> **Given problem**
Exactly the lines from the start of the data below through the line that contains "(89,53) -| (pfxT);" are to be copied, with pictures left out.

::: Supplied records

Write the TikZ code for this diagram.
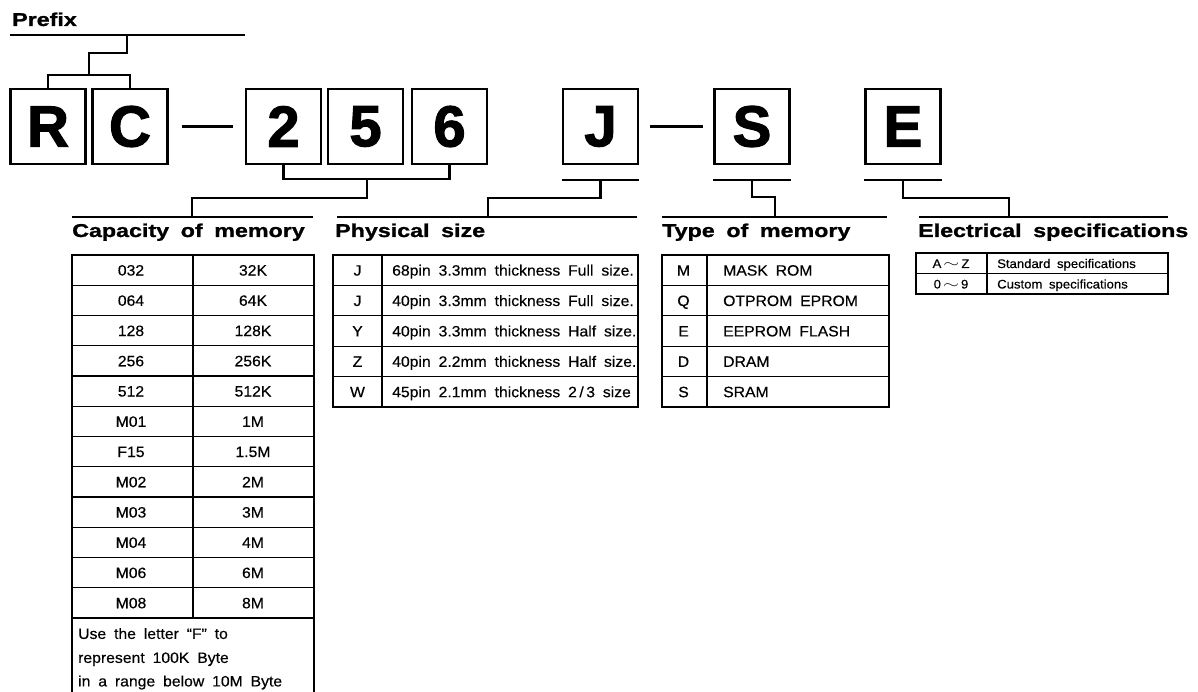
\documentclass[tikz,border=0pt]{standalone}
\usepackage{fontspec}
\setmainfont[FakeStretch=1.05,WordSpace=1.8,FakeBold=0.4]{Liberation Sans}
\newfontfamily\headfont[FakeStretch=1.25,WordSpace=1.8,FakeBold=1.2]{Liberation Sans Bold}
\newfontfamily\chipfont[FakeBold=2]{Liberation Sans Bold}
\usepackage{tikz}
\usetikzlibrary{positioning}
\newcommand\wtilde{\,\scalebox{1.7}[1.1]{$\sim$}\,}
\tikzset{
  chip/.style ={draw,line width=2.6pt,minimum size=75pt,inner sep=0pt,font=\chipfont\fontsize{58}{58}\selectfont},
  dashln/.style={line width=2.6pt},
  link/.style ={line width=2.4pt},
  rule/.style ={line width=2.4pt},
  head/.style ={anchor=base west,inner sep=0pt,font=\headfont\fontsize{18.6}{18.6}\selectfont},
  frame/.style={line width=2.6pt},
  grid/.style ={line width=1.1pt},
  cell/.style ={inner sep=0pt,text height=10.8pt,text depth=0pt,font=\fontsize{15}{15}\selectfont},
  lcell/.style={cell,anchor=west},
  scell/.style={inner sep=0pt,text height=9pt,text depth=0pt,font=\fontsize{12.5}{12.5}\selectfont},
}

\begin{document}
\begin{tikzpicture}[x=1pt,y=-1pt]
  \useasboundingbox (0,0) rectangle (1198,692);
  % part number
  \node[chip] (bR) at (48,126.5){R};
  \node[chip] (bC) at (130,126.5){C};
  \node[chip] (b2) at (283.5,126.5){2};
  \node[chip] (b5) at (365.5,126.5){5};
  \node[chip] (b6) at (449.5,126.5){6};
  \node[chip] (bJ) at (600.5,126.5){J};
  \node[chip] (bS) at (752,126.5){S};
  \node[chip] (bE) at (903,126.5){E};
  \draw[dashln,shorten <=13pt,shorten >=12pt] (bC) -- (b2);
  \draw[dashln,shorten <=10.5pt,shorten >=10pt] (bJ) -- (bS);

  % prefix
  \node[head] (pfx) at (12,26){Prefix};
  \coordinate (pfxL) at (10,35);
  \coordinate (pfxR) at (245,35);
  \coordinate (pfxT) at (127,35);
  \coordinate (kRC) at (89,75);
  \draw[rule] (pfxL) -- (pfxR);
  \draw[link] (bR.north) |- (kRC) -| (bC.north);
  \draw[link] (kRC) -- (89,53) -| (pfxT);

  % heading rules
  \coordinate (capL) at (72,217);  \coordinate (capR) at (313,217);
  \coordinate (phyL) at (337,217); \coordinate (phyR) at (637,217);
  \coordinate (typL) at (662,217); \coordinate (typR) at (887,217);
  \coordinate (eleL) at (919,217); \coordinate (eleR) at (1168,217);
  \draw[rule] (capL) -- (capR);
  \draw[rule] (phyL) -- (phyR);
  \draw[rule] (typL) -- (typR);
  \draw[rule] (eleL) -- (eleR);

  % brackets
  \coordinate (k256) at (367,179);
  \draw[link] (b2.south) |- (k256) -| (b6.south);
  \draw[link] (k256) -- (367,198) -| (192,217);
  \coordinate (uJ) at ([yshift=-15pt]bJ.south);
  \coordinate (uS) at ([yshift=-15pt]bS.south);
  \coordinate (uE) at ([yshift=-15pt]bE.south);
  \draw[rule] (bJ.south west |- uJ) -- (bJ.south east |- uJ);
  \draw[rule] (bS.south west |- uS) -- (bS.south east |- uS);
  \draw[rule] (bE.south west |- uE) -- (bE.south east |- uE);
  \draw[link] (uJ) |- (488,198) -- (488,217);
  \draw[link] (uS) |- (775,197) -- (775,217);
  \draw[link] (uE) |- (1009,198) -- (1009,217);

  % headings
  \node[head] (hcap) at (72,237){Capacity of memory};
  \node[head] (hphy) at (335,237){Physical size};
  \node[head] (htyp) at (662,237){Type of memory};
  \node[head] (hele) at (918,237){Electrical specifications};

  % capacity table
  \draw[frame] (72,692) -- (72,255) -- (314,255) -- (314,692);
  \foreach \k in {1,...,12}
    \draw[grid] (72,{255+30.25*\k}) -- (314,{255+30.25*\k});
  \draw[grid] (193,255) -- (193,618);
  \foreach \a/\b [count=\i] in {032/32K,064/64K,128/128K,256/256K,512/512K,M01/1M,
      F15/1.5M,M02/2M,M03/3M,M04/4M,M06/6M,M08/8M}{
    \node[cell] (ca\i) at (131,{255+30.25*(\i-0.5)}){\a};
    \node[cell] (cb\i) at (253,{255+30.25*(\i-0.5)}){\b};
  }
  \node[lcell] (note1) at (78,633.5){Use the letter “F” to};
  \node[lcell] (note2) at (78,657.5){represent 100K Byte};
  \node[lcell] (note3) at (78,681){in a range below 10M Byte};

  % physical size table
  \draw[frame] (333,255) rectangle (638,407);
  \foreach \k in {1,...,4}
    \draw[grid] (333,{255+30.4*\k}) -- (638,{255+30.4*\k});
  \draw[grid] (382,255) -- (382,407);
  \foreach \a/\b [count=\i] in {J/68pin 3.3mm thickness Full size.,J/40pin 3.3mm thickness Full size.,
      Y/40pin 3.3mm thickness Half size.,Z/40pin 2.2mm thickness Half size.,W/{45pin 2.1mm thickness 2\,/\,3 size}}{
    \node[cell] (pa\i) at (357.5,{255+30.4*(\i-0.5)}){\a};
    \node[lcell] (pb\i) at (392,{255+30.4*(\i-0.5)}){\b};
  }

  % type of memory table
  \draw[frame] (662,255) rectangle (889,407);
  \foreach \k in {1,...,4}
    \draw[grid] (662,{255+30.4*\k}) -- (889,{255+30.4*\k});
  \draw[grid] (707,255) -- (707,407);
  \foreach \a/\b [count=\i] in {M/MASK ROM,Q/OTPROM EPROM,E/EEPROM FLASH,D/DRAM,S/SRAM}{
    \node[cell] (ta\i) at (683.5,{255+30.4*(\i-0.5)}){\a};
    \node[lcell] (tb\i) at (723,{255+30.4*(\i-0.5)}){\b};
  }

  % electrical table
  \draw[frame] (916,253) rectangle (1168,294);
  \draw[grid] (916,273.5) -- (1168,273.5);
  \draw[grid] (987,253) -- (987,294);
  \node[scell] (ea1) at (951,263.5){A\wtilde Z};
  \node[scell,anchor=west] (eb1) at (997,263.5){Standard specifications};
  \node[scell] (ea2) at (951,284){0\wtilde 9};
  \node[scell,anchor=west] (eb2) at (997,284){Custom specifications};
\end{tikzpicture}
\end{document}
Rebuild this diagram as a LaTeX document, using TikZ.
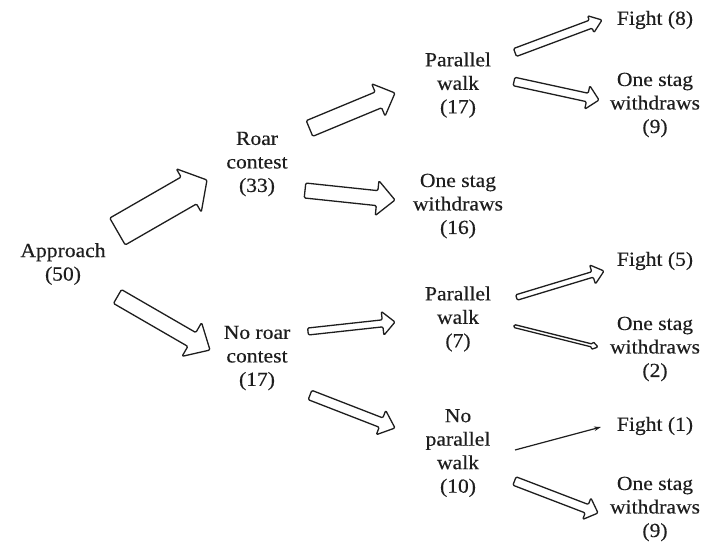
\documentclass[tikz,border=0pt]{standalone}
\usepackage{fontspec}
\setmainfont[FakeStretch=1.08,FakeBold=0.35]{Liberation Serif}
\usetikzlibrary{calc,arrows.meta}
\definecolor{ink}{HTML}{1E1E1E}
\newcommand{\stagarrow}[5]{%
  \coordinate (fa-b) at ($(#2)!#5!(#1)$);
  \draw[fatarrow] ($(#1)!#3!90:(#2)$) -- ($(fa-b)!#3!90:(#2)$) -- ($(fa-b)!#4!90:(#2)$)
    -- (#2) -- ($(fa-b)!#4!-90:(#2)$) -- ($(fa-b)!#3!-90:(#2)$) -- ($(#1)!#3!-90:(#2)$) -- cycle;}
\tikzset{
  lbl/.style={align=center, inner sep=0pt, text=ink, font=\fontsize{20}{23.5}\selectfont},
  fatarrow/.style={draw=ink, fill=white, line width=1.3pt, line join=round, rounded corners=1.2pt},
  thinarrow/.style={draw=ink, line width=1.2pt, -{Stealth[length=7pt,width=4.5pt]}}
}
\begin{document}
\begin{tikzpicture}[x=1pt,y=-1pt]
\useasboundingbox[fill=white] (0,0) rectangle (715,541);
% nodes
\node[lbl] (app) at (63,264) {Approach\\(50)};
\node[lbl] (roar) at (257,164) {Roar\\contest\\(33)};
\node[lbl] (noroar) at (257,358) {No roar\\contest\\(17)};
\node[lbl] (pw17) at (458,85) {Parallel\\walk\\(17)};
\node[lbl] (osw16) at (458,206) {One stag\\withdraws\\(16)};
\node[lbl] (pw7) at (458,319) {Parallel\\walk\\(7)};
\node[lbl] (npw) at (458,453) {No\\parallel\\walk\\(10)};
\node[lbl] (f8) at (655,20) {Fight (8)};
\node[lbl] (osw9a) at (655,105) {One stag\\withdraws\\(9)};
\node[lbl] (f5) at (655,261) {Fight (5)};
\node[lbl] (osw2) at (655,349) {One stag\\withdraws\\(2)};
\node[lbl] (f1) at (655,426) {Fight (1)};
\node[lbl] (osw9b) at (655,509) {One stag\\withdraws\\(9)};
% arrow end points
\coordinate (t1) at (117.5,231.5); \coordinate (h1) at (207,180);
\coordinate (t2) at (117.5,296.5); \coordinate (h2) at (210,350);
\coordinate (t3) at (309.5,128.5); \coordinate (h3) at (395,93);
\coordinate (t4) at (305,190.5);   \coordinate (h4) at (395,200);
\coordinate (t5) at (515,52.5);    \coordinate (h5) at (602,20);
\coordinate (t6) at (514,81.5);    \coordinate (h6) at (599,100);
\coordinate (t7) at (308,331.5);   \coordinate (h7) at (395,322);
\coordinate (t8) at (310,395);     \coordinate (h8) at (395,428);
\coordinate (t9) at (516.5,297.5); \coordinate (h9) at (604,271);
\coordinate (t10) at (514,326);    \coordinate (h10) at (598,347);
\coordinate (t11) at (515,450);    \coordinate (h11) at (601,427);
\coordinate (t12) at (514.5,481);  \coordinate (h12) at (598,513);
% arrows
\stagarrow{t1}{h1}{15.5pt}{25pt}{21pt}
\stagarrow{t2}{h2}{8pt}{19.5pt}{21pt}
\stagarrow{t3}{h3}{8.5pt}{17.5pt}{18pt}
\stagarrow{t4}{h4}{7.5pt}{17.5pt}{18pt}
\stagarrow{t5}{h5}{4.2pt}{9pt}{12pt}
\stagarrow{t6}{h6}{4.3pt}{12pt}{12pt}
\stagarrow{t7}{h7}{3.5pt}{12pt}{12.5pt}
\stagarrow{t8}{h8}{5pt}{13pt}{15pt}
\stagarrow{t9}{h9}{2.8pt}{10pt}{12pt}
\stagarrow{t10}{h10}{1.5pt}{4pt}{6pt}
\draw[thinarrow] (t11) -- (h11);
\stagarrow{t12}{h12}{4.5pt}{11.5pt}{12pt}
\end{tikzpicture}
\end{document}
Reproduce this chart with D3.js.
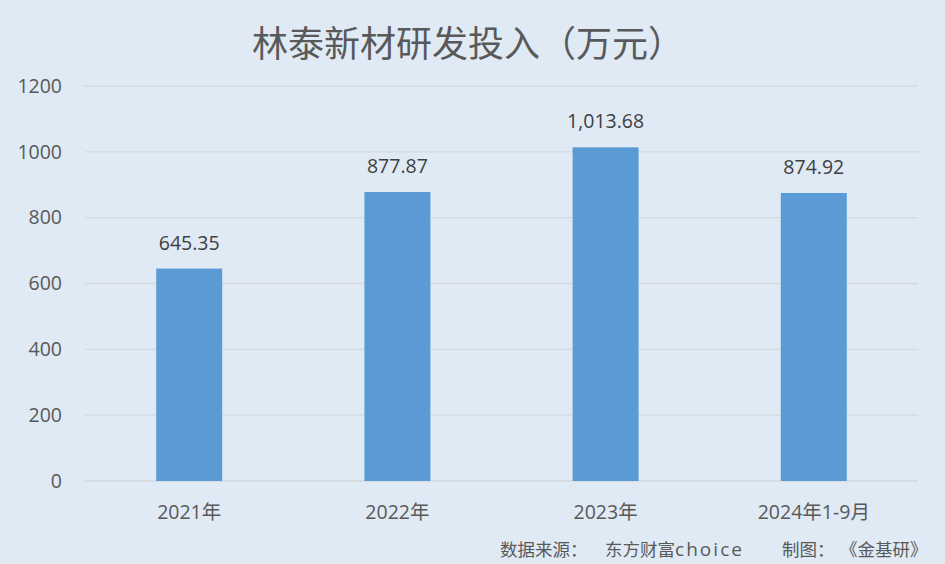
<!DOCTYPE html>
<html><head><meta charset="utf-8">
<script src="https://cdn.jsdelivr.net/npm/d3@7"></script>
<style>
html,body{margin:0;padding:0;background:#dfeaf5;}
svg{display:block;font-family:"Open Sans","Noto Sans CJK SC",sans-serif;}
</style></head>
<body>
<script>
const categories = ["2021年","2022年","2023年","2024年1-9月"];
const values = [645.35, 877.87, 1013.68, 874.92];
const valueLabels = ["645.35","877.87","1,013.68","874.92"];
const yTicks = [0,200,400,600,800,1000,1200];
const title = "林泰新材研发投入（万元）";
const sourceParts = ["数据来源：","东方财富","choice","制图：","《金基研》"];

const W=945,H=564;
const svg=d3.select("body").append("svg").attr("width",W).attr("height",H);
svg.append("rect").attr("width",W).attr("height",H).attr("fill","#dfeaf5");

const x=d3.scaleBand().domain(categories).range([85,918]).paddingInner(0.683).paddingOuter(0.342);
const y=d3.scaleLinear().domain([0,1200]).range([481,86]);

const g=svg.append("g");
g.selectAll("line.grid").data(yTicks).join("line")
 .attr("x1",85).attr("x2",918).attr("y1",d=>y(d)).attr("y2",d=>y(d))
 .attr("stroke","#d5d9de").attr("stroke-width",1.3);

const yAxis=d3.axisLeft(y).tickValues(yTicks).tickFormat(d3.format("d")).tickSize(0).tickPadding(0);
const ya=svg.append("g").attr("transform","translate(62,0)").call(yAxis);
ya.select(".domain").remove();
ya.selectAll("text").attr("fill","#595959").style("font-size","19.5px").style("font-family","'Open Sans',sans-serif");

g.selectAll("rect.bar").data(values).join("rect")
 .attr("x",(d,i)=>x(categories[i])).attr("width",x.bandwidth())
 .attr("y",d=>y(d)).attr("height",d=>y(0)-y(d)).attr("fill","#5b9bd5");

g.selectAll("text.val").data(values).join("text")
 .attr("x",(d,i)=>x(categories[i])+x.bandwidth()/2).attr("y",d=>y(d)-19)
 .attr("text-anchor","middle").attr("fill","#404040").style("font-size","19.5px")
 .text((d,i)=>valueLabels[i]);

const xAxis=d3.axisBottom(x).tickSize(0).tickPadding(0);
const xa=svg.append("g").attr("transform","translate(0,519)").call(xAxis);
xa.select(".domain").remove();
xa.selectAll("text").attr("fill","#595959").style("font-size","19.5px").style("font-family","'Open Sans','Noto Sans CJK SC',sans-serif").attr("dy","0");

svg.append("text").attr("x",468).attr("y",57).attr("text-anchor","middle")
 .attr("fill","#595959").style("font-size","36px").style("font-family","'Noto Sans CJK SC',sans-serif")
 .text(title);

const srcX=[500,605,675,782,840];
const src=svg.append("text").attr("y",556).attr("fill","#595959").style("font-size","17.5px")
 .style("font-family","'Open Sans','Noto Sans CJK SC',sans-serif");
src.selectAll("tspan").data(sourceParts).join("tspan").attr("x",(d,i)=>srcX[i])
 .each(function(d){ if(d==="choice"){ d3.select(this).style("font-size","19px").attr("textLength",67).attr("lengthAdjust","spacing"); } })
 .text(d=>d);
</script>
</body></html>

::::::

> **Answer to the problem**
Write the TikZ code for this diagram.
\documentclass[tikz,border=0pt]{standalone}
\usepackage{fontspec}
\setmainfont[FakeStretch=1.05,WordSpace=1.8,FakeBold=0.4]{Liberation Sans}
\newfontfamily\headfont[FakeStretch=1.25,WordSpace=1.8,FakeBold=1.2]{Liberation Sans Bold}
\newfontfamily\chipfont[FakeBold=2]{Liberation Sans Bold}
\usepackage{tikz}
\usetikzlibrary{positioning}
\newcommand\wtilde{\,\scalebox{1.7}[1.1]{$\sim$}\,}
\tikzset{
  chip/.style ={draw,line width=2.6pt,minimum size=75pt,inner sep=0pt,font=\chipfont\fontsize{58}{58}\selectfont},
  dashln/.style={line width=2.6pt},
  link/.style ={line width=2.4pt},
  rule/.style ={line width=2.4pt},
  head/.style ={anchor=base west,inner sep=0pt,font=\headfont\fontsize{18.6}{18.6}\selectfont},
  frame/.style={line width=2.6pt},
  grid/.style ={line width=1.1pt},
  cell/.style ={inner sep=0pt,text height=10.8pt,text depth=0pt,font=\fontsize{15}{15}\selectfont},
  lcell/.style={cell,anchor=west},
  scell/.style={inner sep=0pt,text height=9pt,text depth=0pt,font=\fontsize{12.5}{12.5}\selectfont},
}

\begin{document}
\begin{tikzpicture}[x=1pt,y=-1pt]
  \useasboundingbox (0,0) rectangle (1198,692);
  % part number
  \node[chip] (bR) at (48,126.5){R};
  \node[chip] (bC) at (130,126.5){C};
  \node[chip] (b2) at (283.5,126.5){2};
  \node[chip] (b5) at (365.5,126.5){5};
  \node[chip] (b6) at (449.5,126.5){6};
  \node[chip] (bJ) at (600.5,126.5){J};
  \node[chip] (bS) at (752,126.5){S};
  \node[chip] (bE) at (903,126.5){E};
  \draw[dashln,shorten <=13pt,shorten >=12pt] (bC) -- (b2);
  \draw[dashln,shorten <=10.5pt,shorten >=10pt] (bJ) -- (bS);

  % prefix
  \node[head] (pfx) at (12,26){Prefix};
  \coordinate (pfxL) at (10,35);
  \coordinate (pfxR) at (245,35);
  \coordinate (pfxT) at (127,35);
  \coordinate (kRC) at (89,75);
  \draw[rule] (pfxL) -- (pfxR);
  \draw[link] (bR.north) |- (kRC) -| (bC.north);
  \draw[link] (kRC) -- (89,53) -| (pfxT);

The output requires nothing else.